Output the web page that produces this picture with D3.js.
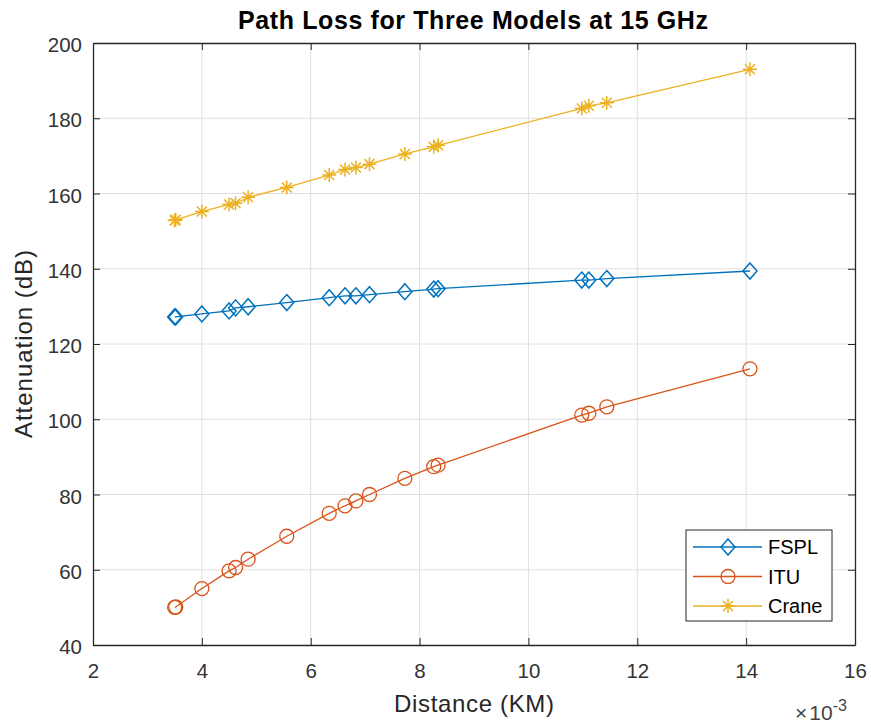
<!DOCTYPE html>
<html>
<head>
<meta charset="utf-8">
<script src="https://cdn.jsdelivr.net/npm/d3@7"></script>
<style>
  html, body { margin: 0; padding: 0; background: #fff; }
  svg { display: block; font-family: 'Liberation Sans', Arial, sans-serif; }
</style>
</head>
<body>
<div id="chart"></div>
<script>
  // Data (distance in units of 1e-3 km)
  const distance = [3.5, 3.52, 4.0, 4.5, 4.62, 4.85, 5.56, 6.34, 6.63, 6.83, 7.08, 7.73, 8.26, 8.34, 10.98, 11.11, 11.44, 14.07];
  const fspl = [127.2, 127.2, 128.0, 128.8, 129.6, 129.9, 131.0, 132.3, 132.8, 132.8, 133.1, 133.9, 134.6, 134.7, 137.0, 137.0, 137.4, 139.4];
  const itu = [50.0, 50.1, 55.0, 59.7, 60.6, 62.8, 68.9, 75.0, 77.0, 78.3, 80.0, 84.3, 87.4, 87.8, 101.1, 101.6, 103.3, 113.4];
  const crane = [152.8, 153.0, 155.2, 157.1, 157.4, 159.0, 161.6, 164.9, 166.4, 166.9, 167.8, 170.5, 172.4, 172.8, 182.6, 183.3, 184.1, 193.0];
  const seriesNames = ['FSPL', 'ITU', 'Crane'];
  const seriesColors = ['#0072BD', '#D95319', '#EDB120'];
  const xTicks = [2, 4, 6, 8, 10, 12, 14, 16];
  const yTicks = [40, 60, 80, 100, 120, 140, 160, 180, 200];

  const WIDTH = 871;
  const HEIGHT = 727;
  const margin = { top: 43, right: 16, bottom: 82, left: 93 };
  const innerW = WIDTH - margin.left - margin.right;
  const innerH = HEIGHT - margin.top - margin.bottom;

  const x = d3.scaleLinear().domain([2, 16]).range([0, innerW]);
  const y = d3.scaleLinear().domain([40, 200]).range([innerH, 0]);

  const svg = d3.select('#chart').append('svg')
    .attr('width', WIDTH)
    .attr('height', HEIGHT);

  const g = svg.append('g').attr('transform', `translate(${margin.left},${margin.top})`);

  // grid
  g.append('g').selectAll('line').data(xTicks.slice(1, -1)).join('line')
    .attr('x1', d => x(d)).attr('x2', d => x(d))
    .attr('y1', 0).attr('y2', innerH)
    .attr('stroke', '#e0e0e0').attr('stroke-width', 1);
  g.append('g').selectAll('line').data(yTicks.slice(1, -1)).join('line')
    .attr('y1', d => y(d)).attr('y2', d => y(d))
    .attr('x1', 0).attr('x2', innerW)
    .attr('stroke', '#e0e0e0').attr('stroke-width', 1);

  // series
  const series = [fspl, itu, crane].map((vals, i) => ({
    name: seriesNames[i],
    color: seriesColors[i],
    points: distance.map((d, j) => [d, vals[j]])
  }));

  const line = d3.line().x(d => x(d[0])).y(d => y(d[1]));

  function drawMarker(sel, name, color) {
    if (name === 'FSPL') {
      sel.append('path').attr('d', 'M0,-8L7,0L0,8L-7,0Z')
        .attr('fill', 'none').attr('stroke', color).attr('stroke-width', 1.5);
    } else if (name === 'ITU') {
      sel.append('circle').attr('r', 7)
        .attr('fill', 'none').attr('stroke', color).attr('stroke-width', 1.3);
    } else {
      sel.append('path').attr('d', 'M-7,0H7M0,-7V7M-5,-5L5,5M-5,5L5,-5')
        .attr('fill', 'none').attr('stroke', color).attr('stroke-width', 1.5);
    }
  }

  series.forEach(s => {
    g.append('path').datum(s.points)
      .attr('fill', 'none')
      .attr('stroke', s.color)
      .attr('stroke-width', 1.3)
      .attr('d', line);
    g.append('g').selectAll('g').data(s.points).join('g')
      .attr('transform', d => `translate(${x(d[0])},${y(d[1])})`)
      .each(function () { drawMarker(d3.select(this), s.name, s.color); });
  });

  // axes (box, inward ticks)
  const axisColor = '#262626';
  const tickLen = 7;
  const xAxis = g.append('g').attr('transform', `translate(0,${innerH})`)
    .call(d3.axisBottom(x).tickValues(xTicks).tickSizeInner(-tickLen).tickSizeOuter(0).tickPadding(18));
  const xAxisTop = g.append('g')
    .call(d3.axisTop(x).tickValues(xTicks).tickSizeInner(-tickLen).tickSizeOuter(0).tickFormat(''));
  const yAxis = g.append('g')
    .call(d3.axisLeft(y).tickValues(yTicks).tickSizeInner(-tickLen).tickSizeOuter(0).tickPadding(11));
  const yAxisRight = g.append('g').attr('transform', `translate(${innerW},0)`)
    .call(d3.axisRight(y).tickValues(yTicks).tickSizeInner(-tickLen).tickSizeOuter(0).tickFormat(''));

  [xAxis, xAxisTop, yAxis, yAxisRight].forEach(a => {
    a.select('.domain').attr('stroke', axisColor).attr('stroke-width', 1.3);
    a.selectAll('.tick line').attr('stroke', axisColor).attr('stroke-width', 1);
    a.selectAll('.tick text')
      .attr('fill', '#333')
      .style('font-size', '20.5px')
      .style('font-family', "'Liberation Sans', Arial, sans-serif");
  });
  yAxis.selectAll('.tick text').attr('dy', '0.42em');

  // exponent label
  const expText = svg.append('text')
    .attr('x', 795)
    .attr('y', 720)
    .attr('fill', '#444')
    .style('font-size', '21px');
  expText.append('tspan').text('×');
  expText.append('tspan').attr('dx', 2).text('10');
  expText.append('tspan').attr('dy', -9).style('font-size', '16px').text('-3');

  // labels
  svg.append('text')
    .attr('x', margin.left + innerW / 2)
    .attr('y', 712)
    .attr('text-anchor', 'middle')
    .attr('fill', axisColor)
    .attr('textLength', 160)
    .style('font-size', '24px')
    .text('Distance (KM)');

  svg.append('text')
    .attr('transform', `translate(32,${margin.top + innerH / 2}) rotate(-90)`)
    .attr('text-anchor', 'middle')
    .attr('fill', axisColor)
    .attr('textLength', 188)
    .style('font-size', '24px')
    .text('Attenuation (dB)');

  svg.append('text')
    .attr('x', 473)
    .attr('y', 29)
    .attr('text-anchor', 'middle')
    .attr('fill', '#000')
    .attr('textLength', 470)
    .style('font-size', '25px')
    .style('font-weight', 'bold')
    .text('Path Loss for Three Models at 15 GHz');

  // legend
  const legend = svg.append('g').attr('transform', 'translate(686,530)');
  legend.append('rect')
    .attr('width', 146).attr('height', 91)
    .attr('fill', '#fff').attr('stroke', axisColor).attr('stroke-width', 1);
  series.forEach((s, i) => {
    const row = legend.append('g').attr('transform', `translate(0,${17 + i * 29.5})`);
    row.append('line').attr('x1', 7).attr('x2', 76)
      .attr('stroke', s.color).attr('stroke-width', 1.3);
    const m = row.append('g').attr('transform', 'translate(42,0)');
    drawMarker(m, s.name, s.color);
    row.append('text').attr('x', 82).attr('y', 7)
      .attr('fill', '#000')
      .style('font-size', '20px')
      .text(s.name);
  });
</script>
</body>
</html>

Exercise directions:
Set the listing down in full and exactly. Pictures within it should not appear in the copy.

Full output:
Output the web page that produces this picture with D3.js.
<!DOCTYPE html>
<html>
<head>
<meta charset="utf-8">
<script src="https://cdn.jsdelivr.net/npm/d3@7"></script>
<style>
  html, body { margin: 0; padding: 0; background: #fff; }
  svg { display: block; font-family: 'Liberation Sans', Arial, sans-serif; }
</style>
</head>
<body>
<div id="chart"></div>
<script>
  // Data (distance in units of 1e-3 km)
  const distance = [3.5, 3.52, 4.0, 4.5, 4.62, 4.85, 5.56, 6.34, 6.63, 6.83, 7.08, 7.73, 8.26, 8.34, 10.98, 11.11, 11.44, 14.07];
  const fspl = [127.2, 127.2, 128.0, 128.8, 129.6, 129.9, 131.0, 132.3, 132.8, 132.8, 133.1, 133.9, 134.6, 134.7, 137.0, 137.0, 137.4, 139.4];
  const itu = [50.0, 50.1, 55.0, 59.7, 60.6, 62.8, 68.9, 75.0, 77.0, 78.3, 80.0, 84.3, 87.4, 87.8, 101.1, 101.6, 103.3, 113.4];
  const crane = [152.8, 153.0, 155.2, 157.1, 157.4, 159.0, 161.6, 164.9, 166.4, 166.9, 167.8, 170.5, 172.4, 172.8, 182.6, 183.3, 184.1, 193.0];
  const seriesNames = ['FSPL', 'ITU', 'Crane'];
  const seriesColors = ['#0072BD', '#D95319', '#EDB120'];
  const xTicks = [2, 4, 6, 8, 10, 12, 14, 16];
  const yTicks = [40, 60, 80, 100, 120, 140, 160, 180, 200];

  const WIDTH = 871;
  const HEIGHT = 727;
  const margin = { top: 43, right: 16, bottom: 82, left: 93 };
  const innerW = WIDTH - margin.left - margin.right;
  const innerH = HEIGHT - margin.top - margin.bottom;

  const x = d3.scaleLinear().domain([2, 16]).range([0, innerW]);
  const y = d3.scaleLinear().domain([40, 200]).range([innerH, 0]);

  const svg = d3.select('#chart').append('svg')
    .attr('width', WIDTH)
    .attr('height', HEIGHT);

  const g = svg.append('g').attr('transform', `translate(${margin.left},${margin.top})`);

  // grid
  g.append('g').selectAll('line').data(xTicks.slice(1, -1)).join('line')
    .attr('x1', d => x(d)).attr('x2', d => x(d))
    .attr('y1', 0).attr('y2', innerH)
    .attr('stroke', '#e0e0e0').attr('stroke-width', 1);
  g.append('g').selectAll('line').data(yTicks.slice(1, -1)).join('line')
    .attr('y1', d => y(d)).attr('y2', d => y(d))
    .attr('x1', 0).attr('x2', innerW)
    .attr('stroke', '#e0e0e0').attr('stroke-width', 1);

  // series
  const series = [fspl, itu, crane].map((vals, i) => ({
    name: seriesNames[i],
    color: seriesColors[i],
    points: distance.map((d, j) => [d, vals[j]])
  }));

  const line = d3.line().x(d => x(d[0])).y(d => y(d[1]));

  function drawMarker(sel, name, color) {
    if (name === 'FSPL') {
      sel.append('path').attr('d', 'M0,-8L7,0L0,8L-7,0Z')
        .attr('fill', 'none').attr('stroke', color).attr('stroke-width', 1.5);
    } else if (name === 'ITU') {
      sel.append('circle').attr('r', 7)
        .attr('fill', 'none').attr('stroke', color).attr('stroke-width', 1.3);
    } else {
      sel.append('path').attr('d', 'M-7,0H7M0,-7V7M-5,-5L5,5M-5,5L5,-5')
        .attr('fill', 'none').attr('stroke', color).attr('stroke-width', 1.5);
    }
  }

  series.forEach(s => {
    g.append('path').datum(s.points)
      .attr('fill', 'none')
      .attr('stroke', s.color)
      .attr('stroke-width', 1.3)
      .attr('d', line);
    g.append('g').selectAll('g').data(s.points).join('g')
      .attr('transform', d => `translate(${x(d[0])},${y(d[1])})`)
      .each(function () { drawMarker(d3.select(this), s.name, s.color); });
  });

  // axes (box, inward ticks)
  const axisColor = '#262626';
  const tickLen = 7;
  const xAxis = g.append('g').attr('transform', `translate(0,${innerH})`)
    .call(d3.axisBottom(x).tickValues(xTicks).tickSizeInner(-tickLen).tickSizeOuter(0).tickPadding(18));
  const xAxisTop = g.append('g')
    .call(d3.axisTop(x).tickValues(xTicks).tickSizeInner(-tickLen).tickSizeOuter(0).tickFormat(''));
  const yAxis = g.append('g')
    .call(d3.axisLeft(y).tickValues(yTicks).tickSizeInner(-tickLen).tickSizeOuter(0).tickPadding(11));
  const yAxisRight = g.append('g').attr('transform', `translate(${innerW},0)`)
    .call(d3.axisRight(y).tickValues(yTicks).tickSizeInner(-tickLen).tickSizeOuter(0).tickFormat(''));

  [xAxis, xAxisTop, yAxis, yAxisRight].forEach(a => {
    a.select('.domain').attr('stroke', axisColor).attr('stroke-width', 1.3);
    a.selectAll('.tick line').attr('stroke', axisColor).attr('stroke-width', 1);
    a.selectAll('.tick text')
      .attr('fill', '#333')
      .style('font-size', '20.5px')
      .style('font-family', "'Liberation Sans', Arial, sans-serif");
  });
  yAxis.selectAll('.tick text').attr('dy', '0.42em');

  // exponent label
  const expText = svg.append('text')
    .attr('x', 795)
    .attr('y', 720)
    .attr('fill', '#444')
    .style('font-size', '21px');
  expText.append('tspan').text('×');
  expText.append('tspan').attr('dx', 2).text('10');
  expText.append('tspan').attr('dy', -9).style('font-size', '16px').text('-3');

  // labels
  svg.append('text')
    .attr('x', margin.left + innerW / 2)
    .attr('y', 712)
    .attr('text-anchor', 'middle')
    .attr('fill', axisColor)
    .attr('textLength', 160)
    .style('font-size', '24px')
    .text('Distance (KM)');

  svg.append('text')
    .attr('transform', `translate(32,${margin.top + innerH / 2}) rotate(-90)`)
    .attr('text-anchor', 'middle')
    .attr('fill', axisColor)
    .attr('textLength', 188)
    .style('font-size', '24px')
    .text('Attenuation (dB)');

  svg.append('text')
    .attr('x', 473)
    .attr('y', 29)
    .attr('text-anchor', 'middle')
    .attr('fill', '#000')
    .attr('textLength', 470)
    .style('font-size', '25px')
    .style('font-weight', 'bold')
    .text('Path Loss for Three Models at 15 GHz');

  // legend
  const legend = svg.append('g').attr('transform', 'translate(686,530)');
  legend.append('rect')
    .attr('width', 146).attr('height', 91)
    .attr('fill', '#fff').attr('stroke', axisColor).attr('stroke-width', 1);
  series.forEach((s, i) => {
    const row = legend.append('g').attr('transform', `translate(0,${17 + i * 29.5})`);
    row.append('line').attr('x1', 7).attr('x2', 76)
      .attr('stroke', s.color).attr('stroke-width', 1.3);
    const m = row.append('g').attr('transform', 'translate(42,0)');
    drawMarker(m, s.name, s.color);
    row.append('text').attr('x', 82).attr('y', 7)
      .attr('fill', '#000')
      .style('font-size', '20px')
      .text(s.name);
  });
</script>
</body>
</html>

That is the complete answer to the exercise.